7.6.10

Analistas alertam que Espanha não pode apoiar a recuperação económica portuguesa

Por Nuno Ribeiro, Espanha, in Jornal Público

O consumo interno espanhol será anémico. As importações caem. Os tempos são outros no melhor cliente de Portugal


O principal mercado das exportações portuguesas está doente. Analistas espanhóis comentam ao PÚBLICO a origem das dificuldades, a evolução prevista, e alertam para uma conclusão. Um retrato sombrio. Desta vez, Portugal não pode contar com o vizinho ibérico para a sua recuperação.

"Portugal não pode contar nos próximos 12 meses com a Espanha para crescer", sentencia Emílio Ontiveros, catedrático de Economia de Empresas da Universidade Autónoma de Madrid e fundador da Analistas Financeiros Internacionais (AFI). "Os planos de redução dos défices em Espanha e na Europa vão afectar o crescimento e a capacidade de recuperação da economia espanhola", antevê, por seu lado, Maria Jesus Fernández, analista do gabinete de Conjuntura e Estatística da Fundação das Cajas de Ahorro de Espanha (Funcas).

A declaração de Ontiveros e a explicação de Maria Jesus Fernández fecham o círculo sobre as bondades da economia espanhola para absorver exportações lusas e favorecer o crescimento português. A palavra de ordem "Espanha, Espanha, Espanha", lançada por José Sócrates após a sua primeira vitória eleitoral em 2005, já não tem vigência. Para lamento dos espanhóis e apreensão dos portugueses, os tempos são outros.

"Portugal apostou muito no consumo espanhol e este vai ser muito moderado", refere o catedrático. "Embora o impacto seja maior nos rendimentos mais baixos, existe uma inibição no gasto da população com uma taxa de poupança próxima dos 20 por cento", acentua. Nos cálculos da Funcas, a austeridade espanhola equivale, para já, a uma quebra de meio ponto no crescimento do PIB. "Vai haver mais ajustes, medidas estruturais, e o crescimento das importações em 2011 será muito fraco, porque a procura interna vai ser mais débil", comenta a analista. A consequência é inevitável: "O consumo interno tem pouca capacidade para liderar a saída da crise, vai-se manter em mínimos devido ao endividamento das famílias". Actualmente, segundo a Funcas, o endividamento familiar está acima dos 110 por cento do seu rendimento.

O endividamento, a par do desemprego, limita o crescimento da economia espanhola. "Se a actual taxa de desemprego, de 20 por cento, se mantiver durante muito tempo, aumenta a erosão da qualidade dos activos não apenas das Caixas de Poupança mas também dos bancos, porque a economia espanhola é uma das mais "bancarizadas" da Europa", assegura o fundador de AFI. Já o governador do Banco de Espanha, Miguel Ángel Fernández Ordóñez, alertara para este binómio preocupante.

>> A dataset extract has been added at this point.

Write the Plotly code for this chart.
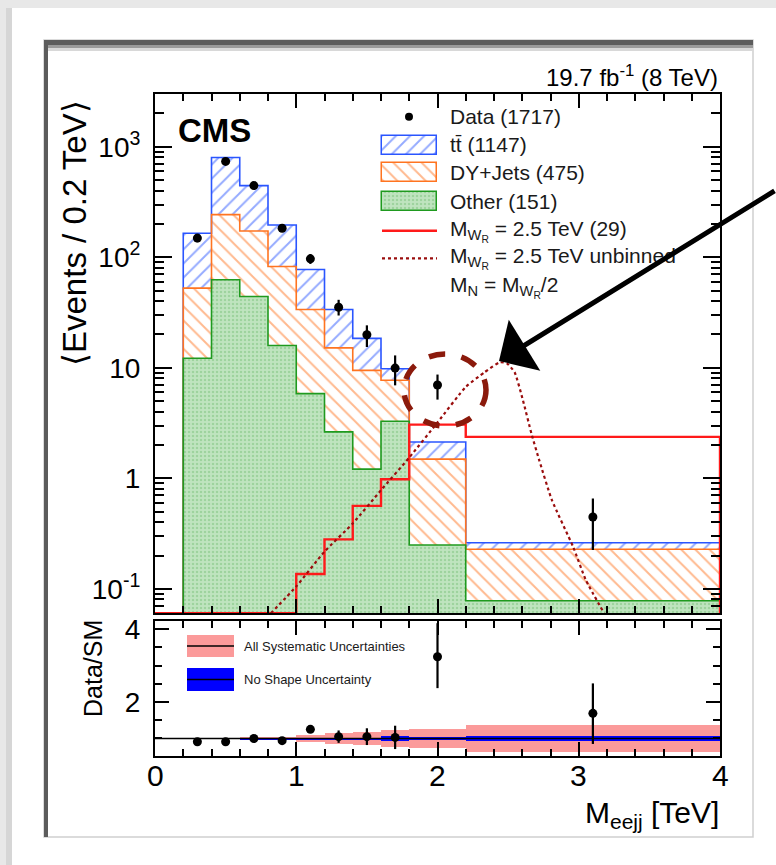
import math
import plotly.graph_objects as go

# ---------------- data ----------------
bin_edges = [0.2, 0.4, 0.6, 0.8, 1.0, 1.2, 1.4, 1.6, 1.8, 2.2, 4.0]
ttbar = [112.5, 557, 272, 113.6, 43.8, 18.5, 9.0, 2.1, 0.64, 0.033]
dyjets = [40.3, 180.5, 128.8, 66.5, 27.8, 12.5, 8.25, 4.42, 1.24, 0.150]
other = [12.2, 62.5, 44.2, 15.9, 5.83, 2.63, 1.21, 3.28, 0.249, 0.078]

sig_edges = [0.0, 0.2, 0.4, 0.6, 0.8, 1.0, 1.2, 1.4, 1.6, 1.8, 2.2, 4.0]
sig_binned = [0, 0, 0, 0, 0, 0.136, 0.28, 0.563, 0.98, 3.06, 2.37]

sig_unb_x = [0.82, 1.0, 1.2, 1.4, 1.6, 1.8, 2.0, 2.2, 2.333, 2.44, 2.49, 2.546, 2.605, 2.665, 2.72, 2.81, 2.96, 3.05, 3.18]
sig_unb_y = [0.06, 0.105, 0.217, 0.39, 0.78, 1.54, 3.2, 6.7, 9.1, 11.2, 11.0, 9.1, 5.07, 2.54, 1.46, 0.634, 0.24, 0.12, 0.06]

data_x = [0.3, 0.5, 0.7, 0.9, 1.1, 1.3, 1.5, 1.7, 2.0, 3.1]
data_y = [149, 736, 445, 183, 96.7, 35.3, 19.9, 9.93, 6.98, 0.446]
data_eu = [12.7, 27, 21, 14, 10.5, 5.9, 4.3, 3.0, 1.7, 0.21]
data_ed = [12.2, 27, 21, 13.5, 9.7, 5.6, 4.5, 3.0, 1.83, 0.222]

ratio_y = [0.91, 0.91, 1.0, 0.94, 1.25, 1.05, 1.05, 1.03, 3.24, 1.69]
ratio_eu = [0.03, 0.03, 0.05, 0.07, 0.1, 0.17, 0.23, 0.32, 0.92, 0.82]
ratio_ed = [0.03, 0.03, 0.05, 0.07, 0.1, 0.17, 0.23, 0.32, 0.86, 0.84]

syst_edges = [0.6, 0.8, 1.0, 1.2, 1.4, 1.6, 1.8, 2.2, 4.0]
syst_all = [0.036, 0.05, 0.09, 0.14, 0.17, 0.22, 0.27, 0.37]
syst_noshape = [0.015, 0.015, 0.015, 0.015, 0.015, 0.07, 0.05, 0.08]

x_ticks = [0, 1, 2, 3, 4]
x_ticktext = ["0", "1", "2", "3", "4"]
y_ticks = [0.1, 1, 10, 100, 1000]
y_ticktext = ["10<sup>-1</sup>", "1", "10", "10<sup>2</sup>", "10<sup>3</sup>"]
ratio_ticks = [2, 4]

legend_labels = [
    "Data (1717)",
    "tt\u0304 (1147)",
    "DY+Jets (475)",
    "Other (151)",
    "M<sub>W<sub>R</sub></sub> = 2.5 TeV (29)",
    "M<sub>W<sub>R</sub></sub> = 2.5 TeV unbinned",
    "M<sub>N</sub> = M<sub>W<sub>R</sub></sub>/2",
]
ratio_legend_labels = ["All Systematic Uncertainties", "No Shape Uncertainty"]

# ---------------- geometry / style ----------------
W, H = 776, 865
ML, MR, MT, MB = 155, 56, 94, 109
PW, PH = W - ML - MR, H - MT - MB
YMIN, YMAX = 0.06, 3000.0
FONT = "Liberation Sans, Arial, sans-serif"

C_TT = "#2a55ff"
C_DY = "#ff7420"
C_OT = "#1f9a1f"
C_OT_FILL = "#bfe4bf"
C_SIG = "#ff1a1a"
C_UNB = "#9a0d0d"
C_PINK = "#fb9a9a"


def px(x):
    return (x - ML) / PW


def py(y):
    return (H - MB - y) / PH


def centers(e):
    return [(a + b) / 2 for a, b in zip(e[:-1], e[1:])]


def widths(e):
    return [b - a for a, b in zip(e[:-1], e[1:])]


def step(e, vals, floor):
    v = [max(a, floor) for a in vals]
    xs = [e[0], e[0]] + list(e[1:]) + [e[-1]]
    ys = [floor, v[0]] + v[1:] + [v[-1], floor]
    return xs, ys


fig = go.Figure()

bc = centers(bin_edges)
bw = widths(bin_edges)
base_low = [1e-4] * len(other)
dy_base = other
tt_base = [o + d for o, d in zip(other, dyjets)]
dy_top = tt_base
tot_top = [t + b for t, b in zip(ttbar, tt_base)]

pat_tt = dict(shape="/", fgcolor=C_TT, bgcolor="white", size=10, solidity=0.2, fillmode="overlay")
pat_dy = dict(shape="\\", fgcolor=C_DY, bgcolor="white", size=10, solidity=0.2, fillmode="overlay")
pat_ot = dict(shape=".", fgcolor="#7cc27c", bgcolor=C_OT_FILL, size=4, solidity=0.3, fillmode="overlay")

# stacked histograms (fills)
fig.add_trace(go.Bar(x=bc, y=other, base=base_low, width=bw, xaxis="x", yaxis="y",
                     marker=dict(color=C_OT_FILL, line=dict(width=0), pattern=pat_ot), showlegend=False))
fig.add_trace(go.Bar(x=bc, y=dyjets, base=dy_base, width=bw, xaxis="x", yaxis="y",
                     marker=dict(color="white", line=dict(width=0), pattern=pat_dy), showlegend=False))
fig.add_trace(go.Bar(x=bc, y=ttbar, base=tt_base, width=bw, xaxis="x", yaxis="y",
                     marker=dict(color="white", line=dict(width=0), pattern=pat_tt), showlegend=False))

# outlines
for vals, col in [(tot_top, C_TT), (dy_top, C_DY), (other, C_OT)]:
    xs, ys = step(bin_edges, vals, YMIN)
    fig.add_trace(go.Scatter(x=xs, y=ys, mode="lines", line=dict(color=col, width=1.6, shape="hv"),
                             xaxis="x", yaxis="y", showlegend=False, hoverinfo="skip"))

# signal binned
xs, ys = step(sig_edges, sig_binned, YMIN)
fig.add_trace(go.Scatter(x=xs, y=ys, mode="lines", line=dict(color=C_SIG, width=2.4, shape="hv"),
                         xaxis="x", yaxis="y", showlegend=False, cliponaxis=False))
# signal unbinned
fig.add_trace(go.Scatter(x=sig_unb_x, y=sig_unb_y, mode="lines",
                         line=dict(color=C_UNB, width=2.2, dash="dot", shape="spline", smoothing=0.5),
                         xaxis="x", yaxis="y", showlegend=False))
# data
fig.add_trace(go.Scatter(x=data_x, y=data_y, mode="markers", xaxis="x", yaxis="y",
                         marker=dict(color="black", size=9),
                         error_y=dict(type="data", symmetric=False, array=data_eu, arrayminus=data_ed,
                                      thickness=2.2, width=0, color="black"),
                         showlegend=False))

# ratio panel
sc = centers(syst_edges)
sw = widths(syst_edges)
fig.add_trace(go.Bar(x=sc, y=[2 * e for e in syst_all], base=[1 - e for e in syst_all], width=sw,
                     xaxis="x2", yaxis="y2", marker=dict(color=C_PINK, line=dict(width=0)), showlegend=False))
fig.add_trace(go.Bar(x=sc, y=[2 * e for e in syst_noshape], base=[1 - e for e in syst_noshape], width=sw,
                     xaxis="x2", yaxis="y2", marker=dict(color="#0000ff", line=dict(width=0)), showlegend=False))
fig.add_trace(go.Scatter(x=[0, 4], y=[1, 1], mode="lines", line=dict(color="black", width=1.3),
                         xaxis="x2", yaxis="y2", showlegend=False))
fig.add_trace(go.Scatter(x=data_x, y=ratio_y, mode="markers", xaxis="x2", yaxis="y2",
                         marker=dict(color="black", size=9),
                         error_y=dict(type="data", symmetric=False, array=ratio_eu, arrayminus=ratio_ed,
                                      thickness=2.2, width=0, color="black"),
                         showlegend=False))

# ---------------- legend (pixel-coordinate overlay axes) ----------------
rows = [116.7, 145.0, 172.7, 201.5, 230.7, 258.3, 286.7]
sx0, sx1 = 382, 437
scx = (sx0 + sx1) / 2
fig.add_trace(go.Scatter(x=[scx - 0.5], y=[rows[0]], mode="markers", marker=dict(color="black", size=8),
                         xaxis="x3", yaxis="y3", showlegend=False))
for r, pat, col, fillc in [(rows[1], pat_tt, C_TT, "white"), (rows[2], pat_dy, C_DY, "white"),
                           (rows[3], pat_ot, C_OT, C_OT_FILL)]:
    fig.add_trace(go.Bar(x=[scx], y=[19], base=[r - 9.5], width=[sx1 - sx0], xaxis="x3", yaxis="y3",
                         marker=dict(color=fillc, line=dict(color=col, width=1.5), pattern=pat), showlegend=False))
fig.add_trace(go.Scatter(x=[sx0, sx1], y=[rows[4], rows[4]], mode="lines", line=dict(color=C_SIG, width=2.4),
                         xaxis="x3", yaxis="y3", showlegend=False))
fig.add_trace(go.Scatter(x=[sx0, sx1], y=[rows[5], rows[5]], mode="lines", line=dict(color=C_UNB, width=2.2, dash="dot"),
                         xaxis="x3", yaxis="y3", showlegend=False))

annotations = []
for r, t in zip(rows, legend_labels):
    annotations.append(dict(x=px(448), y=py(r), xref="paper", yref="paper", text=t, showarrow=False,
                            xanchor="left", yanchor="middle", font=dict(family=FONT, size=21, color="#1a1a1a")))

# ratio legend
shapes = []
for (y0, y1), col in [((635, 657), C_PINK), ((668, 691), "#0000ff")]:
    shapes.append(dict(type="rect", xref="paper", yref="paper", x0=px(187), x1=px(234), y0=py(y0), y1=py(y1),
                       fillcolor=col, line=dict(width=0), layer="above"))
    shapes.append(dict(type="line", xref="paper", yref="paper", x0=px(187), x1=px(234), y0=py((y0 + y1) / 2),
                       y1=py((y0 + y1) / 2), line=dict(color="black", width=1.3), layer="above"))
for yy, t in zip([646, 679.5], ratio_legend_labels):
    annotations.append(dict(x=px(242), y=py(yy), xref="paper", yref="paper", text=t, showarrow=False,
                            xanchor="left", yanchor="middle", font=dict(family=FONT, size=13, color="#1a1a1a")))

# x tick labels of the ratio axis (placed through the x2 scale)
for v, t in zip(x_ticks, x_ticktext):
    annotations.append(dict(x=v, y=py(775), xref="x2", yref="paper", text=t, showarrow=False,
                            xanchor="center", yanchor="middle", font=dict(family=FONT, size=30, color="black")))

# texts
annotations += [
    dict(x=px(176), y=py(130), xref="paper", yref="paper", text="<b>CMS</b>", showarrow=False,
         xanchor="left", yanchor="middle", font=dict(family=FONT, size=33, color="black")),
    dict(x=px(720), y=py(76), xref="paper", yref="paper", text="19.7 fb<sup>-1</sup> (8 TeV)", showarrow=False,
         xanchor="right", yanchor="middle", font=dict(family=FONT, size=24, color="black")),
    dict(x=px(75), y=py(233), xref="paper", yref="paper", text="\u27e8Events / 0.2 TeV\u27e9", showarrow=False,
         textangle=-90, xanchor="center", yanchor="middle", font=dict(family=FONT, size=33, color="black")),
    dict(x=px(93), y=py(669), xref="paper", yref="paper", text="Data/SM", showarrow=False,
         textangle=-90, xanchor="center", yanchor="middle", font=dict(family=FONT, size=25, color="black")),
    dict(x=px(721), y=py(814), xref="paper", yref="paper", text="M<sub>eejj</sub> [TeV]", showarrow=False,
         xanchor="right", yanchor="middle", font=dict(family=FONT, size=30, color="black")),
    # arrow
    dict(x=px(499), y=py(361), xref="paper", yref="paper", text="", showarrow=True,
         ax=277, ay=-171, arrowhead=1, arrowsize=2.0, arrowwidth=5, arrowcolor="black"),
]

# dashed circle
shapes.append(dict(type="circle", xref="paper", yref="paper", x0=px(404), x1=px(486), y0=py(426), y1=py(354),
                   line=dict(color="#8b1a0c", width=5.5, dash="dash"), layer="above"))

# frame decorations
frame = [
    dict(type="rect", x0=px(12), x1=px(W + 5), y0=py(8), y1=py(H + 5), fillcolor="white", line=dict(width=0)),
    dict(type="rect", x0=px(6), x1=px(12), y0=py(8), y1=py(H + 5), fillcolor="#d6d6d6", line=dict(width=0)),
    dict(type="rect", x0=px(44), x1=px(753), y0=py(40), y1=py(837), fillcolor="white",
         line=dict(color="#cfcfcf", width=1.5)),
    dict(type="rect", x0=px(44), x1=px(753), y0=py(40), y1=py(45), fillcolor="#5c5c5c", line=dict(width=0)),
    dict(type="rect", x0=px(48), x1=px(753), y0=py(45), y1=py(48), fillcolor="#9a9a9a", line=dict(width=0)),
    dict(type="rect", x0=px(48), x1=px(753), y0=py(48), y1=py(51), fillcolor="#d8d8d8", line=dict(width=0)),
    dict(type="rect", x0=px(44), x1=px(48), y0=py(40), y1=py(837), fillcolor="#5c5c5c", line=dict(width=0)),
]
for f in frame:
    f.update(xref="paper", yref="paper", layer="below")
shapes = frame + shapes

minor_log = [k * 10 ** e for e in range(-2, 4) for k in range(2, 10)]

axis_common = dict(showline=True, linewidth=2, linecolor="black", mirror="allticks", showgrid=False,
                   zeroline=False, ticks="inside", tickwidth=2, tickcolor="black",
                   tickfont=dict(family=FONT, size=28, color="black"))

main_bottom = (H - MB - 613.3) / PH
ratio_top = (H - MB - 621) / PH

fig.update_layout(
    width=W, height=H, margin=dict(l=ML, r=MR, t=MT, b=MB, pad=0),
    paper_bgcolor="#e8e8e8", plot_bgcolor="rgba(0,0,0,0)",
    barmode="overlay", bargap=0, showlegend=False,
    font=dict(family=FONT),
    xaxis=dict(domain=[0, 1], anchor="y", range=[0, 4], tickvals=x_ticks, showticklabels=False, ticklen=14,
               minor=dict(ticks="inside", ticklen=7, tickwidth=1.5, tickcolor="black", tick0=0, dtick=0.2),
               **axis_common),
    yaxis=dict(domain=[main_bottom, 1], anchor="x", type="log", range=[math.log10(YMIN), math.log10(YMAX)],
               tickmode="array", tickvals=y_ticks, ticktext=y_ticktext, ticklen=17, ticklabelstandoff=7,
               minor=dict(ticks="inside", ticklen=9, tickwidth=1.5, tickcolor="black", tickmode="array",
                          tickvals=minor_log),
               **axis_common),
    xaxis2=dict(domain=[0, 1], anchor="y2", range=[0, 4], matches="x", tickvals=x_ticks, ticklen=14,
                showticklabels=False,
                minor=dict(ticks="inside", ticklen=7, tickwidth=1.5, tickcolor="black", tick0=0, dtick=0.2),
                **axis_common),
    yaxis2=dict(domain=[0, ratio_top], anchor="x2", range=[0.52, 4.22], tickvals=ratio_ticks, ticklen=14,
                ticklabelstandoff=7,
                minor=dict(ticks="inside", ticklen=7, tickwidth=1.5, tickcolor="black", tick0=0, dtick=0.5),
                **axis_common),
    xaxis3=dict(domain=[0, 1], anchor="y3", range=[ML, W - MR], visible=False, fixedrange=True),
    yaxis3=dict(domain=[0, 1], anchor="x3", range=[H - MB, MT], visible=False, fixedrange=True),
    shapes=shapes,
    annotations=annotations,
)

fig.write_html("out.html")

Para o perigo de os bancos ficarem com o imobiliário à espera de encontrar comprador: a explosão da borbulha imobiliária criou um stock de mais de um milhão de casas e as que estão em fase de conclusão são em número superior às que se vendem. A oferta multiplica por muitos dígitos a procura.

Crédito em baixa


O que outrora foi motor do crescimento económico e da criação de emprego, ainda que pouco especializado, tornou-se num obstáculo à recuperação. Com estas condicionantes, Maria Jesus Fernández tem uma certeza: "O crédito vai continuar em baixa". Se é assim no caso da habitação, a principal compra de um cidadão, também o é, por outros motivos, noutros sectores. O fim das ajudas do Estado não favorece a troca de automóvel e as entidades financeiras são mais que prudentes na concessão de créditos ao consumo. O consumo privado continuará anémico. "Há que esperar pelo crescimento da procura no resto da Europa para ver se em 2011 se pode criar emprego líquido", diz, resignado, Emílio Ontiveros. A expectativa é de desemprego, racionamento do crédito, queda do PIB e do investimento. Sem as alegrias de consumo de outros anos.